Soon after Prime Minister Justin Trudeau's election in the fall of 2015, officials in his government heard Canada needed to do more to protect its AI legacy, pushed by Canadian entrepreneurs such as Scott Bonham and corporate CEOs including Magna's Don Walker and Royal Bank of Canada's Dave McKay. Around the same time, Toronto AI startup entrepreneurs Tomi Poutanen – a former student of Dr. Hinton who went on to hold senior roles in Silicon Valley – and partner Jordan Jacobs conceived of an idea to fortify Toronto's AI sector by creating an institute that would expand the number of machine-learning graduates and create new opportunities for established and emerging companies to benefit from AI.

They approached U of T professor Rich Zemel and Dr. Hinton with the idea last June and both signed on. When they met Mr. Clark last fall, he was immediately smitten and sold the idea to the Ontario government, securing $50-million in provincial funding. The group then pitched for funds from both Ottawa and industry, targeting Canadian firms and only those U.S. firms with AI labs in the region – or stated intentions to open them. At the same time, government officials in Ottawa were working through different scenarios for funding AI initiatives nationally.

Then, in January, the group behind Vector wrote a column that argued for a Toronto-based AI institute without properly acknowledging their peers in Edmonton and Montreal. Though they didn't intend to offend, "there were certainly feathers that got ruffled" across the country's collaborative AI community, said Cameron Schuler, executive director of the Alberta Machine Intelligence Institute at U of A. Added Mr. Bengio: "I was disappointed the way this was done."
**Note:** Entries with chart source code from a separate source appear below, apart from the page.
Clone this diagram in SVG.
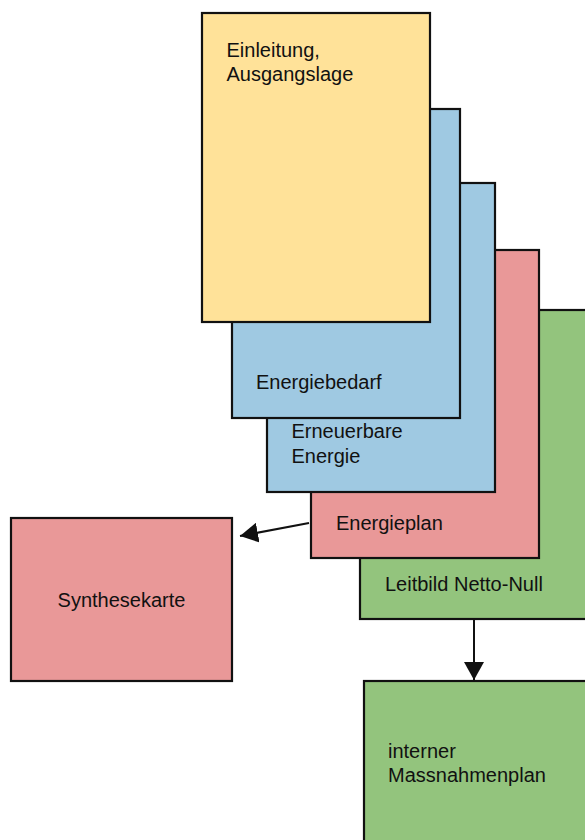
<svg xmlns="http://www.w3.org/2000/svg" width="585" height="840" viewBox="0 0 585 840">
<style>
.box{stroke:#111;stroke-width:2.2}
.y{fill:#FFE299}
.b{fill:#9FC9E2}
.r{fill:#E99898}
.g{fill:#93C47D}
text{font-family:"Liberation Sans",Arial,sans-serif;font-size:20px;fill:#111}
.conn{stroke:#111;stroke-width:2;fill:none}
</style>
<defs>
<marker id="ah" viewBox="0 0 18 20" refX="18" refY="10" markerWidth="18" markerHeight="20" markerUnits="userSpaceOnUse" orient="auto">
<path d="M0,0 L18,10 L0,20 Z" fill="#111"/>
</marker>
</defs>
<g id="n-massnahmenplan"><rect class="box g" x="364" y="681" width="230" height="170"/><text x="388" y="758">interner</text><text x="388" y="782">Massnahmenplan</text></g>
<g id="n-synthesekarte"><rect class="box r" x="11" y="518" width="221" height="163"/><text x="121.5" y="607" text-anchor="middle">Synthesekarte</text></g>
<g id="n-leitbild"><rect class="box g" x="360" y="310" width="240" height="309"/><text x="385" y="591">Leitbild Netto-Null</text></g>
<g id="n-energieplan"><rect class="box r" x="311" y="250" width="228" height="308"/><text x="336" y="530">Energieplan</text></g>
<g id="n-erneuerbare"><rect class="box b" x="267" y="183" width="228" height="309"/><text x="291.5" y="438">Erneuerbare</text><text x="291.5" y="463">Energie</text></g>
<g id="n-energiebedarf"><rect class="box b" x="232" y="109" width="228" height="309"/><text x="256" y="389">Energiebedarf</text></g>
<g id="n-einleitung"><rect class="box y" x="202" y="13" width="228" height="309"/><text x="226.5" y="57">Einleitung,</text><text x="226.5" y="81">Ausgangslage</text></g>
<g id="connectors">
<line class="conn" x1="309" y1="523" x2="240" y2="536" marker-end="url(#ah)"/>
<line class="conn" x1="474" y1="619" x2="474" y2="680" marker-end="url(#ah)"/>
</g>
</svg>
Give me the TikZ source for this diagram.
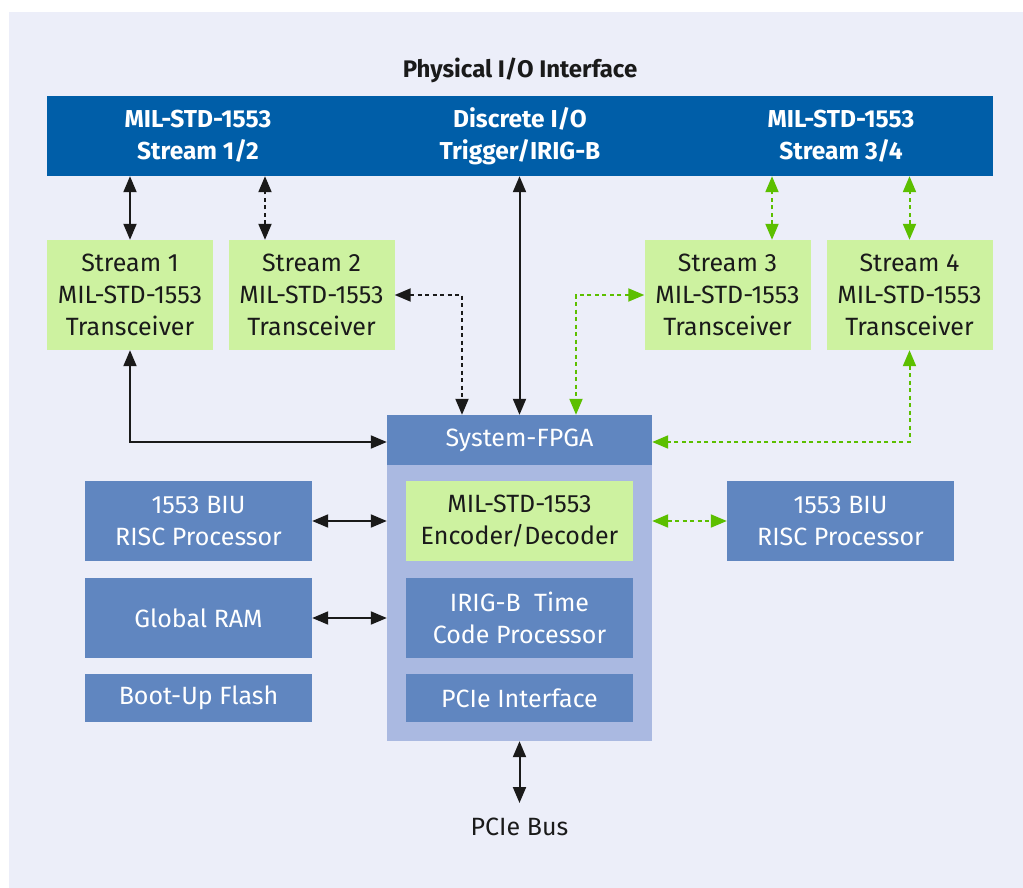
\documentclass[tikz,border=0pt]{standalone}
\usepackage{fontspec}
\setmainfont{Fira Sans}
\usetikzlibrary{arrows.meta,calc}
\definecolor{bgl}{RGB}{236,238,249}
\definecolor{barblue}{RGB}{0,94,168}
\definecolor{lgreen}{RGB}{205,242,160}
\definecolor{mblue}{RGB}{96,134,192}
\definecolor{lblue}{RGB}{170,185,225}
\definecolor{agreen}{RGB}{92,191,0}
\definecolor{ink}{RGB}{26,26,26}
\begin{document}
\begin{tikzpicture}[x=1pt,y=-1pt,
  txt/.style={font=\fontsize{25}{32}\selectfont, align=center, inner sep=0pt},
  gbox/.style={txt, fill=lgreen, text=ink, minimum width=166pt, minimum height=110pt},
  bbox/.style={txt, fill=mblue, text=white, minimum width=227pt, minimum height=80pt},
  bartxt/.style={txt, text=white, font=\fontsize{24.5}{32}\selectfont\bfseries},
  dbl/.style={line width=2pt, draw=ink, {Triangle[length=16pt,width=13pt]}-{Triangle[length=16pt,width=13pt]}},
  dotk/.style={dbl, dash pattern=on 4pt off 3.5pt},
  dotg/.style={dbl, draw=agreen, dash pattern=on 4pt off 3.5pt}
]
\useasboundingbox (0,0) rectangle (1023,888);
\fill[white] (0,0) rectangle (1023,888);
\fill[bgl] (9,12) rectangle (1023,888);

\node[txt, text=ink, font=\fontsize{24}{32}\selectfont\bfseries] (title) at (520,70) {Physical I/O Interface};

\node[fill=barblue, minimum width=946pt, minimum height=80pt, inner sep=0pt] (bar) at (520,136) {};
\node[bartxt] (b1) at (198,136) {MIL-STD-1553\\Stream 1/2};
\node[bartxt] (b2) at (520,136) {Discrete I/O\\Trigger/IRIG-B};
\node[bartxt] (b3) at (841,136) {MIL-STD-1553\\Stream 3/4};

\node[gbox] (s1) at (130,295) {Stream 1\\MIL-STD-1553\\Transceiver};
\node[gbox] (s2) at (311.5,295) {Stream 2\\MIL-STD-1553\\Transceiver};
\node[gbox] (s3) at (727.5,295) {Stream 3\\MIL-STD-1553\\Transceiver};
\node[gbox] (s4) at (909.5,295) {Stream 4\\MIL-STD-1553\\Transceiver};

\node[fill=lblue, minimum width=265pt, minimum height=326pt, inner sep=0pt] (fpga) at (519.5,578) {};
\node[txt, fill=mblue, text=white, minimum width=265pt, minimum height=50pt] (hdr) at (519.5,440) {System-FPGA};
\node[gbox, minimum width=227pt, minimum height=80pt] (enc) at (519.5,521) {MIL-STD-1553\\Encoder/Decoder};
\node[bbox] (irig) at (519.5,618) {IRIG-B\ \ Time\\Code Processor};
\node[bbox, minimum height=48pt] (pcie) at (519.5,698) {PCIe Interface};

\node[bbox] (biul) at (198.5,521) {1553 BIU\\RISC Processor};
\node[bbox] (ram) at (198.5,618) {Global RAM};
\node[bbox, minimum height=48pt] (flash) at (198.5,698) {Boot-Up Flash};
\node[bbox] (biur) at (840.5,521) {1553 BIU\\RISC Processor};

\node[txt, text=ink] (pbus) at (519.5,827) {PCIe Bus};
\coordinate (pb) at (519.5,803);

% bar to transceivers
\draw[dbl] (s1.north) -- (s1.north |- bar.south);
\draw[dotk] ([xshift=-46.5pt]s2.north) -- ([xshift=-46.5pt]s2.north |- bar.south);
\draw[dotg] ([xshift=44.5pt]s3.north) -- ([xshift=44.5pt]s3.north |- bar.south);
\draw[dotg] (s4.north) -- (s4.north |- bar.south);
\draw[dbl] (bar.south -| hdr.north) -- (hdr.north);

% transceivers to FPGA
\draw[dotk] (s2.east) -| ([xshift=-57.5pt]hdr.north);
\draw[dotg] (s3.west) -| ([xshift=56.5pt]hdr.north);
\draw[dbl] (s1.south) |- ([yshift=-2pt]hdr.west);
\draw[dotg] (s4.south) |- ([yshift=-2pt]hdr.east);

% side blocks
\draw[dbl] (biul.east) -- (biul.east -| fpga.west);
\draw[dbl] (ram.east) -- (ram.east -| fpga.west);
\draw[dotg] (biur.west -| fpga.east) -- (biur.west);

% PCIe bus
\draw[dbl] (fpga.south) -- (pb);
\end{tikzpicture}
\end{document}
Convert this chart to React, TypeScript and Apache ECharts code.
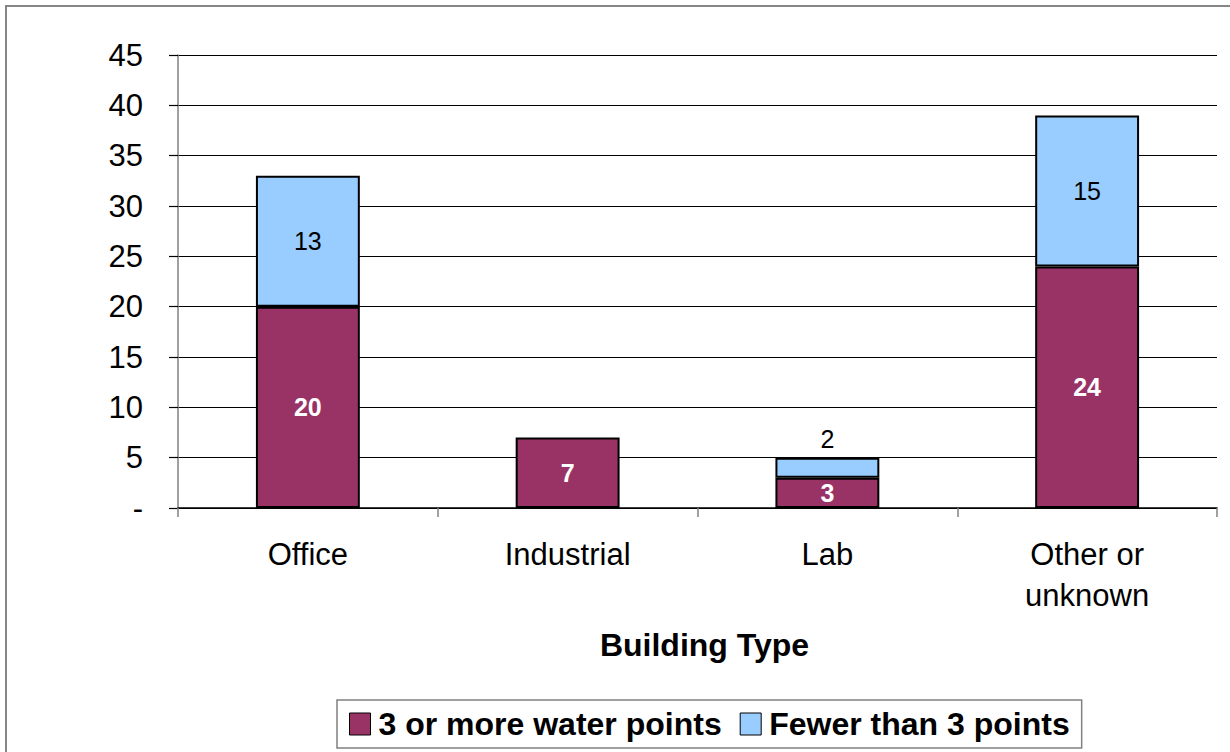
import React, { useEffect, useRef } from "react";
import * as echarts from "echarts";

// Building types along the category axis
const categories: string[] = ["Office", "Industrial", "Lab", "Other or\nunknown"];

// Buildings with 3 or more water points (bottom segment)
const threeOrMore: number[] = [20, 7, 3, 24];
// Buildings with fewer than 3 points (top segment); Industrial has none
const fewerThanThree: (number | null)[] = [13, null, 2, 15];

const seriesNames: string[] = ["3 or more water points", "Fewer than 3 points"];

const yMin = 0;
const yMax = 45;
const yStep = 5;

const FONT = "Liberation Sans, Arial, Helvetica, sans-serif";

export default function App() {
  const ref = useRef<HTMLDivElement>(null);

  useEffect(() => {
    if (!ref.current) return;
    const chart = echarts.init(ref.current, undefined, { renderer: "svg" });

    // Small top segments get their label above the bar instead of inside it
    const topData = fewerThanThree.map((v) =>
      v !== null && v < 3
        ? { value: v, label: { position: "top" as const, distance: 6 } }
        : v
    );

    chart.setOption({
      animation: false,
      backgroundColor: "#ffffff",
      textStyle: { fontFamily: FONT },
      graphic: [
        {
          type: "rect",
          shape: { x: 6, y: 6, width: 1300, height: 800 },
          style: { fill: "none", stroke: "#868686", lineWidth: 2 },
          silent: true,
          z: -1,
        },
      ],
      grid: { left: 178, right: 13, top: 55, bottom: 244, containLabel: false },
      legend: {
        left: 337,
        top: 700,
        orient: "horizontal",
        padding: [8, 12, 8, 12],
        borderColor: "#808080",
        borderWidth: 1.5,
        itemWidth: 21,
        itemHeight: 22,
        itemGap: 18,
        icon: "rect",
        itemStyle: { borderColor: "#000", borderWidth: 1 },
        textStyle: {
          fontFamily: FONT,
          fontSize: 32,
          fontWeight: "bold",
          color: "#000",
          padding: [0, 0, 0, 3],
        },
        data: seriesNames,
      },
      xAxis: {
        type: "category",
        data: categories,
        name: "Building Type",
        nameLocation: "middle",
        nameGap: 121,
        nameTextStyle: {
          fontFamily: FONT,
          fontSize: 32,
          fontWeight: "bold",
          color: "#000",
          verticalAlign: "top",
          padding: [0, 0, 0, 14],
        },
        axisLine: { show: true, lineStyle: { color: "#000", width: 1.5 } },
        axisTick: {
          show: true,
          alignWithLabel: false,
          length: 9,
          lineStyle: { color: "#808080", width: 1.5 },
        },
        axisLabel: {
          fontFamily: FONT,
          fontSize: 31,
          color: "#000",
          margin: 26,
          lineHeight: 41,
        },
      },
      yAxis: {
        type: "value",
        min: yMin,
        max: yMax,
        interval: yStep,
        axisLine: { show: true, lineStyle: { color: "#808080", width: 1.5 } },
        axisTick: { show: true, length: 9, lineStyle: { color: "#000", width: 1.2 } },
        splitLine: { show: true, lineStyle: { color: "#000", width: 1.2 } },
        axisLabel: {
          fontFamily: FONT,
          fontSize: 31,
          color: "#000",
          margin: 35,
          formatter: (v: number) => (v === 0 ? "-" : String(v)),
        },
      },
      series: [
        {
          name: seriesNames[0],
          type: "bar",
          stack: "total",
          barWidth: "40%",
          data: threeOrMore,
          itemStyle: { color: "#993366", borderColor: "#000", borderWidth: 2 },
          label: {
            show: true,
            position: "inside",
            fontFamily: FONT,
            fontSize: 25,
            fontWeight: "bold",
            color: "#fff",
          },
        },
        {
          name: seriesNames[1],
          type: "bar",
          stack: "total",
          barWidth: "40%",
          data: topData,
          itemStyle: { color: "#99CCFF", borderColor: "#000", borderWidth: 2 },
          label: {
            show: true,
            position: "inside",
            fontFamily: FONT,
            fontSize: 25,
            color: "#000",
          },
        },
      ],
    });

    return () => {
      chart.dispose();
    };
  }, []);

  return (
    <div
      ref={ref}
      style={{ position: "fixed", left: 0, top: 0, width: 1230, height: 752 }}
    />
  );
}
But CIFAR's Mr. Bernstein convened a call with the country's AI leaders to patch up differences and told them more important issues were at hand. They met in mid-February in Toronto and hashed out a proposed pan-Canadian initiative that would have efforts in three cities – including Vector – funded by Ottawa. The proposal also called for funds to study the broad societal impact AI will have on workers displaced by technology. The proposal, with its $125-million price, was accepted by government and included in the budget just five weeks later. Earlier this month, the group met again in Montreal to prepare to apply for more funding under Ottawa's $950-million "superclusters" program.

"The threat is not between Toronto and Montreal, but Canada and the rest of the world," said Montreal business leader Pierre Boivin, chairman of the local technology sector body Quartier de l'innovation, who chaired the meeting. "We need to quickly build teams around these leaders in the field, but more importantly build effective ecosystems that lead to Canada being a producer and exporter of AI."